_Short problem_:
Lines containing the string "code" are to be counted; report the total by itself.

_Material provided_:
>>>>
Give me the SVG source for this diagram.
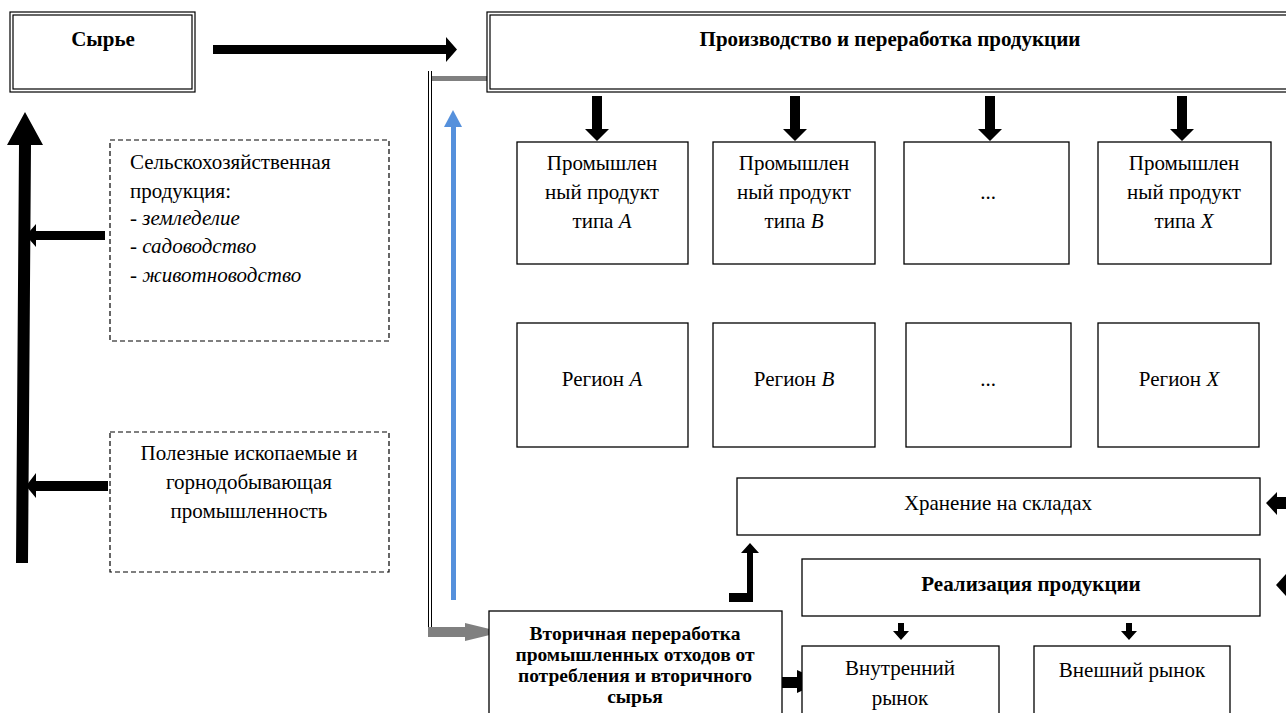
<<<<
>>>>
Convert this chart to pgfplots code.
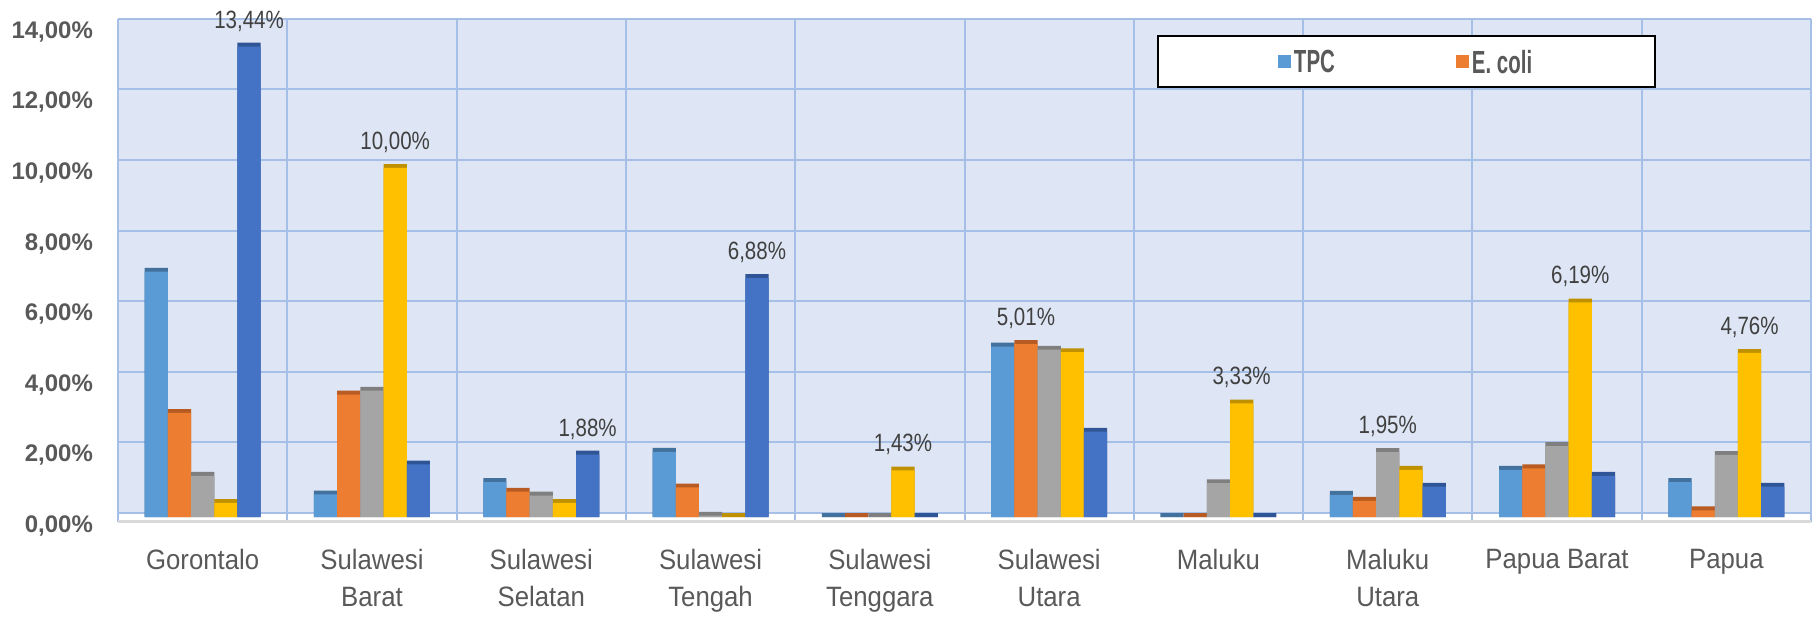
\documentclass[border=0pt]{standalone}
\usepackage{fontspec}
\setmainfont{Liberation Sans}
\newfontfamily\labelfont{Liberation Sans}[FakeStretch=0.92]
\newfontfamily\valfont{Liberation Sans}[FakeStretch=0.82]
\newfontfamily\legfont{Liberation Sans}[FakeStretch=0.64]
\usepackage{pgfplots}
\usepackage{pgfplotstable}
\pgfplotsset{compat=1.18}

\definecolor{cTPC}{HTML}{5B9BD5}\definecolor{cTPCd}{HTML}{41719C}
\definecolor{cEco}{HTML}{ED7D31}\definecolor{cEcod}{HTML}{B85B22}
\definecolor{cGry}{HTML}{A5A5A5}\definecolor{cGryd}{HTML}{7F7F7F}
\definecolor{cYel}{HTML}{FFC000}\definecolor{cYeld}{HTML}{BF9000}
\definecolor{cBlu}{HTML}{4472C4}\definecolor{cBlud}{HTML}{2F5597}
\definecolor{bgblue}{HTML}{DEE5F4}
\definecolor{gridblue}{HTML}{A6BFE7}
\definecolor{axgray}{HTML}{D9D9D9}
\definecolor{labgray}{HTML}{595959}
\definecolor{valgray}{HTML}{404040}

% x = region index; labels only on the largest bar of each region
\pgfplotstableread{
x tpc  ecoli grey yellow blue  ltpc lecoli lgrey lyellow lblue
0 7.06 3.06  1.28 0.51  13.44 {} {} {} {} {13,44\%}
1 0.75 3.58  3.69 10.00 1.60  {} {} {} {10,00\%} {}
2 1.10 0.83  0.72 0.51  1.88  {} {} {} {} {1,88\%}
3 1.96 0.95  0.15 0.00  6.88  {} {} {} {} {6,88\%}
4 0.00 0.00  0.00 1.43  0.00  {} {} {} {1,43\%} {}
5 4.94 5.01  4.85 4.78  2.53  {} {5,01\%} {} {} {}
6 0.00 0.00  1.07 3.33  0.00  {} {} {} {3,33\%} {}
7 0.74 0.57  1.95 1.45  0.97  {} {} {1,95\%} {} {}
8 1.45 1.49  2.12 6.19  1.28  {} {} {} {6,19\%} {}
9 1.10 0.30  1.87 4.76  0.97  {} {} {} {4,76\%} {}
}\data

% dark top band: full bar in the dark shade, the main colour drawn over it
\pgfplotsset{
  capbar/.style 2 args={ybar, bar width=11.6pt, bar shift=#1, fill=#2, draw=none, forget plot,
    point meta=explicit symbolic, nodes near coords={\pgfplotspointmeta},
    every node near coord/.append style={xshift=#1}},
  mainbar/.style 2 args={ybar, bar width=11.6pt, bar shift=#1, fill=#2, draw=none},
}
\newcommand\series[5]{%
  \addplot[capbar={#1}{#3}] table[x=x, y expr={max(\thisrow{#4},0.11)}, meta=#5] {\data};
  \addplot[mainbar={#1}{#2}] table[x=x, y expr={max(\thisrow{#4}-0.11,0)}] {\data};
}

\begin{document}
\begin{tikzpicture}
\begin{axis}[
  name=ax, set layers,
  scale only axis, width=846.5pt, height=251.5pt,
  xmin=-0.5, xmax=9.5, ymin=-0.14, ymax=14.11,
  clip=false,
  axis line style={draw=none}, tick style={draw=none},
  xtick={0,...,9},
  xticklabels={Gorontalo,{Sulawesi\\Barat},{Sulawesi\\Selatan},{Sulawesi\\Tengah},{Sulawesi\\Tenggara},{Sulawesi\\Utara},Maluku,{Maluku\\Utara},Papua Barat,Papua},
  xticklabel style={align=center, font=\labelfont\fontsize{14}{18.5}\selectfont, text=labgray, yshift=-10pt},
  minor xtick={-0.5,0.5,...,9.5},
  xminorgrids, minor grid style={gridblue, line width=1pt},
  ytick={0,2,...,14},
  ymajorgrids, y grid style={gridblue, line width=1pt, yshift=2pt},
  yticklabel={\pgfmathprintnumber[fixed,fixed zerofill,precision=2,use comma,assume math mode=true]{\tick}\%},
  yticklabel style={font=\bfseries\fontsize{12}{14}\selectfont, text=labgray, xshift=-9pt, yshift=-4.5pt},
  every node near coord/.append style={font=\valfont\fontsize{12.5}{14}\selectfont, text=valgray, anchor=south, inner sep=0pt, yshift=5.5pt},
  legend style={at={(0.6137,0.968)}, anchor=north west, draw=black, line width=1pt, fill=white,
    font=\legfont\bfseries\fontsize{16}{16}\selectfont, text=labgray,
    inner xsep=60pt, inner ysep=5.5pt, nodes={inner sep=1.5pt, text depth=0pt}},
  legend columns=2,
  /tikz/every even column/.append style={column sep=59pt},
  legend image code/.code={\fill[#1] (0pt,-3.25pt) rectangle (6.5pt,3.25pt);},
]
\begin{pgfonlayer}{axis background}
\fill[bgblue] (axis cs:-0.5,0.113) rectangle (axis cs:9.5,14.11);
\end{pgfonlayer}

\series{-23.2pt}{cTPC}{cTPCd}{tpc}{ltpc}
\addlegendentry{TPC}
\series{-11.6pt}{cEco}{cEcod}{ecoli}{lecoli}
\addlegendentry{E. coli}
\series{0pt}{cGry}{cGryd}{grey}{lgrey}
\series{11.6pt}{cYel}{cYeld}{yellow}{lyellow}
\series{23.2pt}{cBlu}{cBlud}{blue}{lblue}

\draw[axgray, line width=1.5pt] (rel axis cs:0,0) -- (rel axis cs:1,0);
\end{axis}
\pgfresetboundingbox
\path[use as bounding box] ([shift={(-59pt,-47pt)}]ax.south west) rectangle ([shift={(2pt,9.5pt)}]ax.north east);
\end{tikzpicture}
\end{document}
<<<<
>>>>
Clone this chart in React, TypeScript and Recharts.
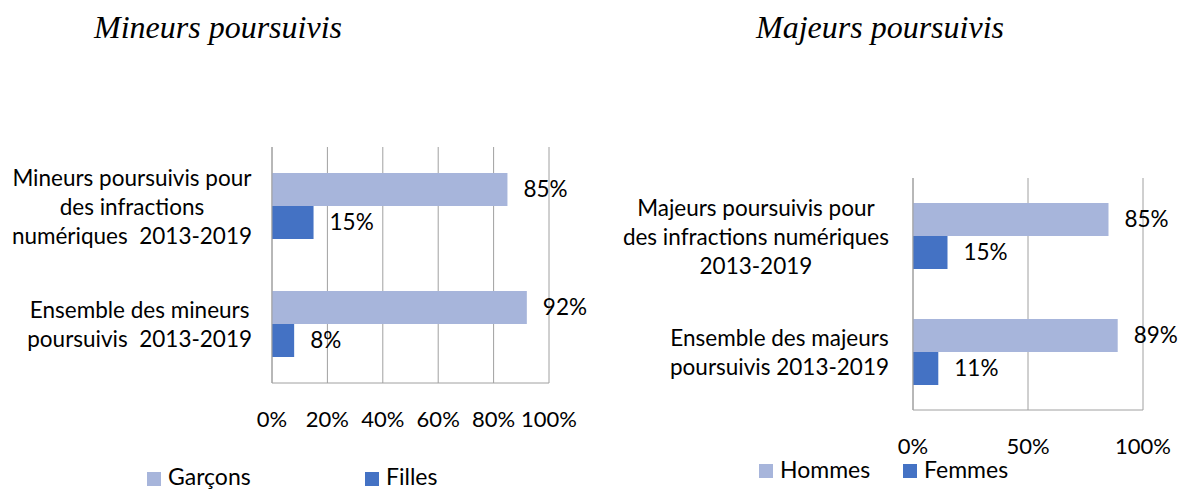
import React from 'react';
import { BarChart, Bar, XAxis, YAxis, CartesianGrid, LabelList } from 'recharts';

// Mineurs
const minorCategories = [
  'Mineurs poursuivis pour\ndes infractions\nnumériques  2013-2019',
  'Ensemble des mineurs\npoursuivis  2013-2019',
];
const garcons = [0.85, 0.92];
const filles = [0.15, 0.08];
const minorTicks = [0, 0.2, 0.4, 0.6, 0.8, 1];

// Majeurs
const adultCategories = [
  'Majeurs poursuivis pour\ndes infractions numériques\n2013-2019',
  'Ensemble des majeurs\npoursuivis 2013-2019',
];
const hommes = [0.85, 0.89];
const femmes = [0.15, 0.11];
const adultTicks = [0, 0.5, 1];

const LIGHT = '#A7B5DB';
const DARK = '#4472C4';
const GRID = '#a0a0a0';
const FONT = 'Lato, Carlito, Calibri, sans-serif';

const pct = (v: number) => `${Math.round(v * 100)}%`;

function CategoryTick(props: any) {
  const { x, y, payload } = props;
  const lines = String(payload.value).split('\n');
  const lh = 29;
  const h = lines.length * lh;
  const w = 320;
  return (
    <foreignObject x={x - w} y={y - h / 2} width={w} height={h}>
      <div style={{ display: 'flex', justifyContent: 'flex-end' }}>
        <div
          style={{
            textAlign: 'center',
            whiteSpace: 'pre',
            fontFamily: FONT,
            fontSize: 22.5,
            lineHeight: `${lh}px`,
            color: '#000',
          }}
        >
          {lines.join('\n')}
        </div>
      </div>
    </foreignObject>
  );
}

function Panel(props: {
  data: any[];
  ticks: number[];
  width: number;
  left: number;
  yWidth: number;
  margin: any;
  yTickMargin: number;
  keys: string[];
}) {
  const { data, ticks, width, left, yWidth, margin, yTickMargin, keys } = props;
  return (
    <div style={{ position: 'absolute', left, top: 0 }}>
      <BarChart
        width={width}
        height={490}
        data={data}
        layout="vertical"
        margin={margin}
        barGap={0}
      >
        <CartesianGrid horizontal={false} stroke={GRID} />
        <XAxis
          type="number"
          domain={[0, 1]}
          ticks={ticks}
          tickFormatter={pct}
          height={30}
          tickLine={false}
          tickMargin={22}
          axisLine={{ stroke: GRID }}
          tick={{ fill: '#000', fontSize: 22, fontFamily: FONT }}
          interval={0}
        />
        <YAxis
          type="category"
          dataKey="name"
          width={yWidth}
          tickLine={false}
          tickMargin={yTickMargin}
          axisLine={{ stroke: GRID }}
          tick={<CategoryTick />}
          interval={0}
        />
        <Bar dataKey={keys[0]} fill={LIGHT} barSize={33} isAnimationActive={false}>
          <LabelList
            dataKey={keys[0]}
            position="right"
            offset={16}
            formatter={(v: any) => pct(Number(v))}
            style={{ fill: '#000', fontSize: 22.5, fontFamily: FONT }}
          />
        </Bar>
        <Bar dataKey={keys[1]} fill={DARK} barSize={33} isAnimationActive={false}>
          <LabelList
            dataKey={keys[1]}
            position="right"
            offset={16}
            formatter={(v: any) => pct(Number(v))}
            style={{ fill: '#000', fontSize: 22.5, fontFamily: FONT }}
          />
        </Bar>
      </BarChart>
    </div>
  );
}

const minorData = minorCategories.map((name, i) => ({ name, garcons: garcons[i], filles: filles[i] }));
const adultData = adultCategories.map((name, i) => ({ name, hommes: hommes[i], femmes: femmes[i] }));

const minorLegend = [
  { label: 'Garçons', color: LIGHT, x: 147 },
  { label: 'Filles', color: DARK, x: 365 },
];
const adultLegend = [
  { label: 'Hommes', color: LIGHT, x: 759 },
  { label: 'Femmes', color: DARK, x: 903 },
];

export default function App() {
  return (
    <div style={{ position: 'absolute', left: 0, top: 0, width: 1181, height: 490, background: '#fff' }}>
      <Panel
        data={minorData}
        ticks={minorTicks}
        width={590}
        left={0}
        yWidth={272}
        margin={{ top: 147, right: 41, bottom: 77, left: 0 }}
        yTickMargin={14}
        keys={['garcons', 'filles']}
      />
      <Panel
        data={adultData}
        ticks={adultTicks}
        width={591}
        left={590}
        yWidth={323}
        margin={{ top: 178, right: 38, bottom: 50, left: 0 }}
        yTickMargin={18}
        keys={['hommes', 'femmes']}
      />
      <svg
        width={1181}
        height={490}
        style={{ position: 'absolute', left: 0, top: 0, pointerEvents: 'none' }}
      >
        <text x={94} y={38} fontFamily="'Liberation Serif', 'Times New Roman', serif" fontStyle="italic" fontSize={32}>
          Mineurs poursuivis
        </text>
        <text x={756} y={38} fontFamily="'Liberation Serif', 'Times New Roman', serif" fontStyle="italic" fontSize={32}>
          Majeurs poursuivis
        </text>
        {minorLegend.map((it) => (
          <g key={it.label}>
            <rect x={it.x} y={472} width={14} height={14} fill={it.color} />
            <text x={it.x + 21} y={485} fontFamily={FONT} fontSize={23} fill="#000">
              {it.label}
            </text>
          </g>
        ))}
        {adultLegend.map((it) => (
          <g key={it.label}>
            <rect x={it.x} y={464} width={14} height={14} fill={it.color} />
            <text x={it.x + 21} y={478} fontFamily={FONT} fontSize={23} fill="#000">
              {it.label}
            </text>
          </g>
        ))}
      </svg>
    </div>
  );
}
<<<<
_Correct answer_:
2